Un amendement visant l’interdiction de construire de nouvelles installations de méthanisation TMB au 1er janvier 2016 aurait été déposé par Sabine Buis, députée PS de l'Ardèche, l’un des cinq rapporteurs (rénovation des bâtiments et économie circulaire) de la loi TE. Ce qui n’a pas manqué d’animer le débat : s’il est des installations qui posent en effet « quelques problèmes », le site d’Angers ayant même récemment cessé de traiter les déchets, il en est qui donnent satisfaction comme à Lille ou Marseille, tandis qu’ailleurs, on a réalisé les travaux complémentaires qui s’avéraient nécessaires (par exemple à Montpellier) afin de restaurer une situation jugée décevante. A cela s’est évidemment ajouté que les collectivités locales, qui disposent de la compétence déchets, ont vu d’un mauvais œil que l’Etat puisse prendre des décisions de cette sorte en lieu et place des élus…
Ségolène Royal dont on sait qu’elle est tentée de développer la valorisation des déchets organiques via un tri à la source et une collecte séparée, mais également développer le compostage individuel d’ici 2025, inquiète un peu en raison des coûts supplémentaires que cela va engendrer au sein des collectivités. Les 20 et 21 mai derniers, avait lieu le congrès spécial déchetterie organisé par Amorce, rencontre au cours de laquelle Nicolas Garnier, délégué général de l’association, n’a pas manqué de rappeler que « le coût annuel des ordures ménagères en France est de l’ordre de 7 milliards d’euros», et que « le développement d’un traitement à part des biodéchets supposerait un budget supplémentaire à prévoir d’environ 500 millions d’euros par an ».

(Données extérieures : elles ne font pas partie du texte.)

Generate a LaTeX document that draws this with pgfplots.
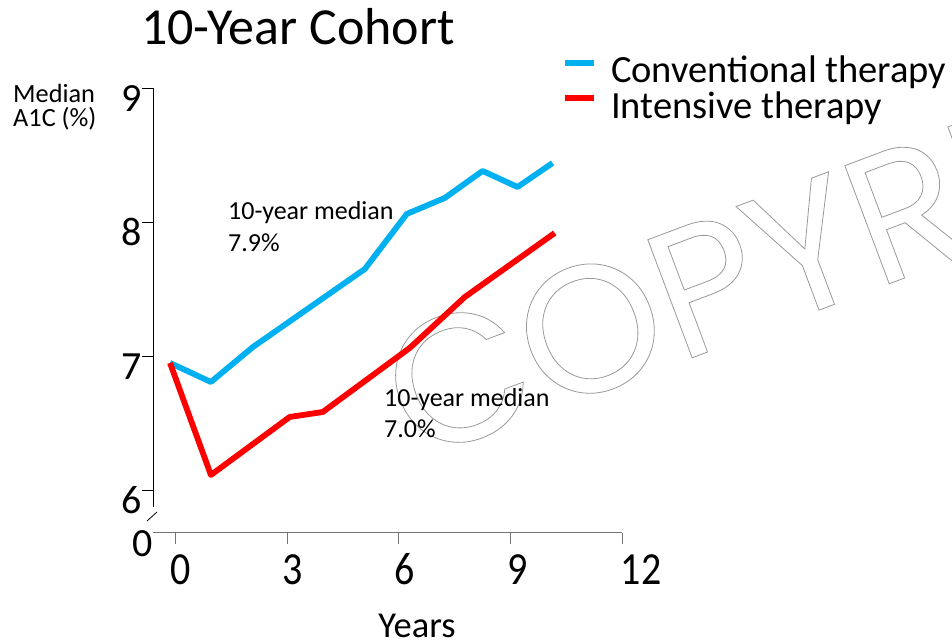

En tout état de cause, le projet de loi vise aussi à interdire les sacs plastiques à usage unique à partir du 1er janvier 2016 (qu’ils soient payants ou non). Seuls seraient autorisés les sacs plastiques épais et réutilisables, ou encore les sacs jetables mais produits à partir de matière végétale, biosourcés ou compatibles avec le compostage domestique. Autre type d’emballage visé, ceux qui servent à l’envoi de la presse et de la publicité (adressée ou non adressée) : dès le 1er janvier 2017, l’utilisation des films plastiques non biodégradables et non compatibles avec le compostage domestique sera interdite.